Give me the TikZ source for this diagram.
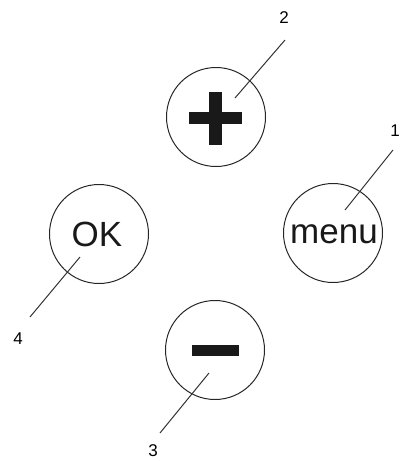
\documentclass[tikz,border=0pt]{standalone}
\usepackage{fontspec}
\setmainfont{Liberation Sans}
\begin{document}
\begin{tikzpicture}[x=1pt,y=-1pt,
  btn/.style={circle,draw=black!85,line width=1pt,minimum size=99pt,inner sep=0pt},
  lead/.style={draw=black!80,line width=1pt},
  num/.style={font=\fontsize{17}{17}\selectfont,inner sep=0pt},
  big/.style={font=\fontsize{35}{35}\selectfont,inner sep=0pt,text=black!90},
  bar/.style={fill=black!90,draw=none}]
\useasboundingbox (0,0) rectangle (401,461);
\node[btn] (plus) at (216,117) {};
\node[btn] (menu) at (333,233) {};
\node[btn] (ok) at (99,234) {};
\node[btn] (minus) at (215,350) {};
% plus sign
\fill[bar] (189,112) rectangle (242,124);
\fill[bar] (209,92) rectangle (222,145);
% minus sign
\fill[bar] (192,345) rectangle (239,356);
% texts
\node[big] (menutxt) at (334,234) {menu};
\node[big] (oktxt) at (97,234) {OK};
% labels
\node[num] (n1) at (395,131) {1};
\node[num] (n2) at (284,18) {2};
\node[num] (n3) at (153,451) {3};
\node[num] (n4) at (18,339) {4};
\coordinate (e1a) at (345,210); \coordinate (e1b) at (393,150);
\coordinate (e2a) at (235,98); \coordinate (e2b) at (285,40);
\coordinate (e3a) at (209,373); \coordinate (e3b) at (160,433);
\coordinate (e4a) at (80,257); \coordinate (e4b) at (30,317);
\draw[lead] (e1a) -- (e1b);
\draw[lead] (e2a) -- (e2b);
\draw[lead] (e3a) -- (e3b);
\draw[lead] (e4a) -- (e4b);
\end{tikzpicture}
\end{document}
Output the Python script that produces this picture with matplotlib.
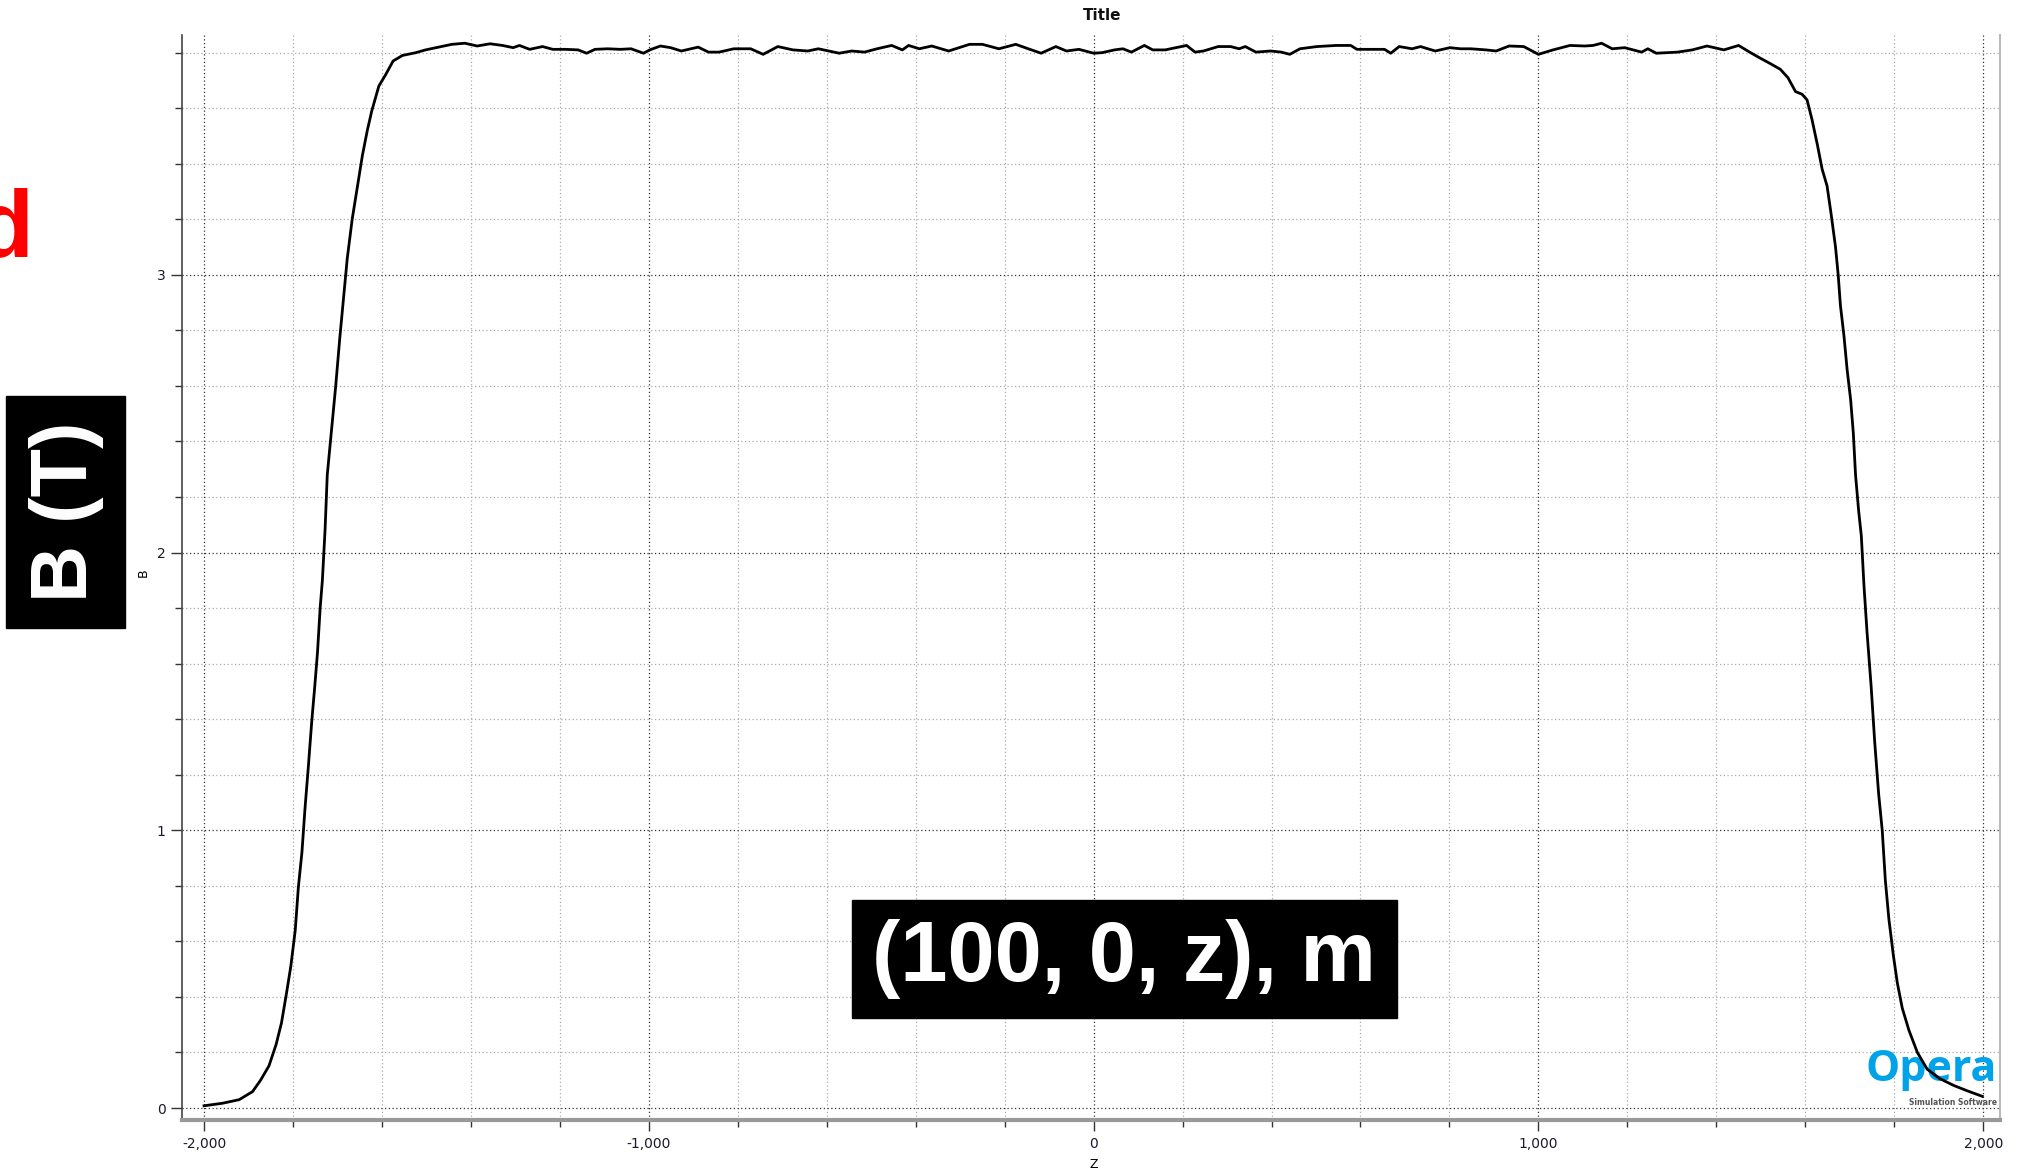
import matplotlib.pyplot as plt
from matplotlib.patches import Rectangle
from matplotlib.ticker import MultipleLocator, FuncFormatter

# field along the line (100, 0, z)
z_mm = [-2000, -1959, -1921, -1891, -1873, -1854, -1838, -1826, -1815, -1805,
        -1795, -1788, -1780, -1773, -1766, -1758, -1751, -1745, -1739, -1734,
        -1728, -1723, -1713, -1704, -1695, -1688, -1678, -1667, -1659, -1650,
        -1644, -1633, -1623, -1607, -1592, -1575, -1554, -1524, -1502, -1472,
        -1443, -1414, -1386, -1357, -1329, -1305, -1291, -1268, -1239, -1216,
        -1187, -1159, -1140, -1121, -1093, -1064, -1040, -1012, -998, -974,
        -951, -927, -889, -866, -842, -809, -771, -743, -710, -676,
        -643, -619, -572, -544, -515, -487, -454, -430, -416, -392,
        -364, -326, -279, -250, -213, -175, -147, -118, -85, -61,
        -33, 0, 19, 47, 66, 85, 114, 133, 161, 185,
        209, 228, 247, 280, 308, 327, 341, 365, 398, 422,
        441, 464, 502, 545, 578, 592, 654, 668, 687, 716,
        735, 768, 801, 825, 848, 882, 905, 934, 967, 1000,
        1033, 1071, 1104, 1123, 1142, 1166, 1194, 1232, 1246, 1265,
        1313, 1346, 1379, 1417, 1450, 1477, 1499, 1522, 1544, 1561,
        1578, 1593, 1604, 1615, 1627, 1638, 1649, 1658, 1668, 1674,
        1679, 1687, 1694, 1702, 1708, 1713, 1720, 1726, 1732, 1739,
        1748, 1756, 1765, 1773, 1780, 1788, 1798, 1807, 1818, 1833,
        1852, 1874, 1901, 1934, 1964, 1998]
b_tesla = [0.008, 0.017, 0.030, 0.059, 0.100, 0.152, 0.229, 0.306, 0.410, 0.510,
           0.640, 0.795, 0.920, 1.080, 1.220, 1.390, 1.520, 1.640, 1.800, 1.900,
           2.080, 2.280, 2.450, 2.600, 2.770, 2.890, 3.060, 3.200, 3.280, 3.370,
           3.430, 3.520, 3.590, 3.680, 3.720, 3.770, 3.790, 3.800, 3.810, 3.820,
           3.830, 3.834, 3.824, 3.832, 3.826, 3.818, 3.826, 3.812, 3.822, 3.812,
           3.812, 3.810, 3.798, 3.812, 3.814, 3.812, 3.814, 3.798, 3.810, 3.824,
           3.818, 3.806, 3.820, 3.802, 3.802, 3.814, 3.814, 3.794, 3.822, 3.810,
           3.806, 3.814, 3.798, 3.806, 3.802, 3.814, 3.826, 3.810, 3.826, 3.814,
           3.824, 3.806, 3.830, 3.830, 3.814, 3.830, 3.814, 3.798, 3.822, 3.806,
           3.812, 3.798, 3.800, 3.810, 3.814, 3.802, 3.826, 3.810, 3.810, 3.818,
           3.826, 3.802, 3.806, 3.822, 3.822, 3.814, 3.822, 3.802, 3.806, 3.802,
           3.794, 3.814, 3.822, 3.826, 3.826, 3.812, 3.812, 3.798, 3.822, 3.814,
           3.822, 3.806, 3.818, 3.814, 3.814, 3.810, 3.806, 3.824, 3.822, 3.794,
           3.810, 3.826, 3.824, 3.826, 3.834, 3.814, 3.818, 3.802, 3.814, 3.798,
           3.802, 3.810, 3.824, 3.810, 3.826, 3.800, 3.780, 3.760, 3.740, 3.710,
           3.660, 3.650, 3.630, 3.560, 3.470, 3.380, 3.320, 3.220, 3.100, 3.000,
           2.890, 2.780, 2.660, 2.550, 2.430, 2.280, 2.150, 2.060, 1.880, 1.710,
           1.520, 1.320, 1.130, 1.000, 0.820, 0.680, 0.550, 0.450, 0.360, 0.280,
           0.200, 0.140, 0.107, 0.081, 0.062, 0.042]

x_major = [-2000, -1000, 0, 1000, 2000]
y_major = [0, 1, 2, 3]

fig = plt.figure(figsize=(20.25, 11.71), dpi=100)
ax = fig.add_axes([0.0899, 0.0436, 0.8978, 0.9266])

ax.plot(z_mm, b_tesla, color='black', lw=2, zorder=4)

ax.set_xlim(-2049.5, 2038)
ax.set_ylim(-0.043, 3.864)

ax.set_xticks(x_major)
ax.set_yticks(y_major)
ax.xaxis.set_minor_locator(MultipleLocator(200))
ax.yaxis.set_minor_locator(MultipleLocator(0.2))
ax.xaxis.set_major_formatter(FuncFormatter(lambda v, p: '{:,.0f}'.format(v)))

ax.grid(which='major', color='#333333', ls=(0, (1, 2)), lw=0.9, zorder=1)
ax.grid(which='minor', color='#aaaaaa', ls=(0, (1, 2)), lw=0.9, zorder=1)

ax.tick_params(which='major', direction='out', length=8, width=1, color='#333333',
               labelsize=10, labelcolor='#1a1a2e', pad=4)
ax.tick_params(which='minor', direction='out', length=5, width=1, color='#333333')

ax.spines['top'].set_visible(False)
ax.spines['right'].set_color('#bbbbbb')
ax.spines['right'].set_linewidth(1.5)
ax.spines['left'].set_color('#444444')
ax.spines['left'].set_linewidth(1.2)
ax.spines['bottom'].set_color('#999999')
ax.spines['bottom'].set_linewidth(3)

fig.text(1102 / 2025, 1 - 15 / 1171, 'Title', ha='center', va='center',
         fontsize=11, fontweight='bold', color='#111111')
fig.text(1094 / 2025, 1 - 1164 / 1171, 'Z', ha='center', va='center', fontsize=9)
fig.text(143 / 2025, 1 - 573 / 1171, 'B', ha='center', va='center', fontsize=9,
         rotation=90)

# logo in the plot corner
ax.text(0.9985, 0.027, 'Opera', transform=ax.transAxes, ha='right', va='bottom',
        fontsize=31, fontweight='bold', color='#00a3e8', family='Open Sans',
        zorder=2)
ax.text(0.9985, 0.012, 'Simulation Software', transform=ax.transAxes, ha='right',
        va='bottom', fontsize=5.5, fontweight='bold', color='#555555', zorder=2)

# slide overlays
fig.patches.append(Rectangle((6 / 2025, 1 - 628 / 1171), 119 / 2025, 232 / 1171,
                             transform=fig.transFigure, color='black', zorder=10))
fig.text(66 / 2025, 1 - 512 / 1171, 'B (T)', ha='center', va='center', rotation=90,
         fontsize=57, fontweight='bold', color='white',
         family=['Liberation Sans', 'DejaVu Sans'], zorder=11)

fig.patches.append(Rectangle((852 / 2025, 1 - 1018 / 1171), 545 / 2025, 118 / 1171,
                             transform=fig.transFigure, color='black', zorder=10))
fig.text(1124 / 2025, 1 - 959 / 1171, '(100, 0, z), m', ha='center', va='center',
         fontsize=61, fontweight='bold', color='white',
         family=['Liberation Sans', 'DejaVu Sans'], zorder=11)

fig.text(33 / 2025, 1 - 256 / 1171, 'd', ha='right', va='baseline', fontsize=68,
         fontweight='bold', color='#ff0000', family=['Liberation Sans', 'DejaVu Sans'])

fig.savefig('out.png', dpi=100)
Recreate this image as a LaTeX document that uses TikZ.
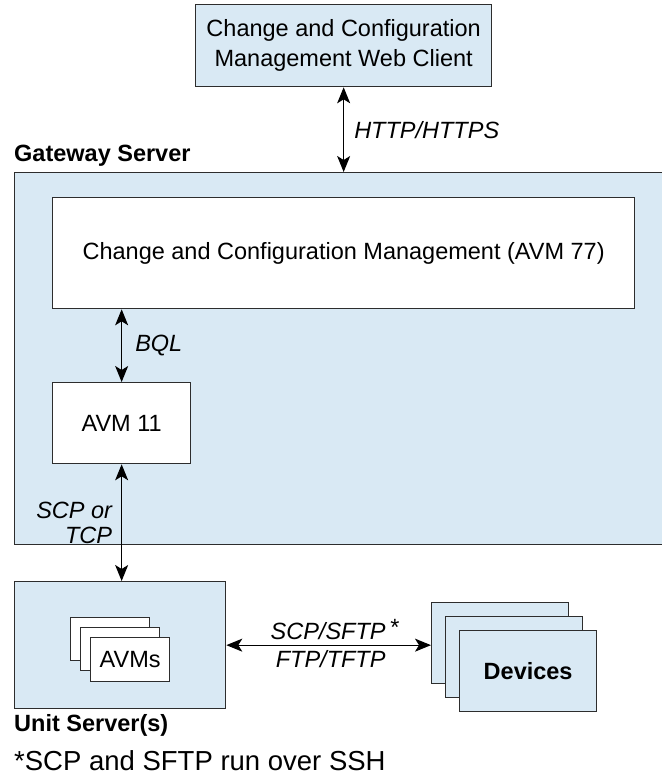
::::::
WRITTEN INSTRUCTION. Gather all lines with the string "that" from the data.

SOLUTION BELOW.
Output the Python script that produces this picture with matplotlib.
Recreate this image as a LaTeX document that uses TikZ.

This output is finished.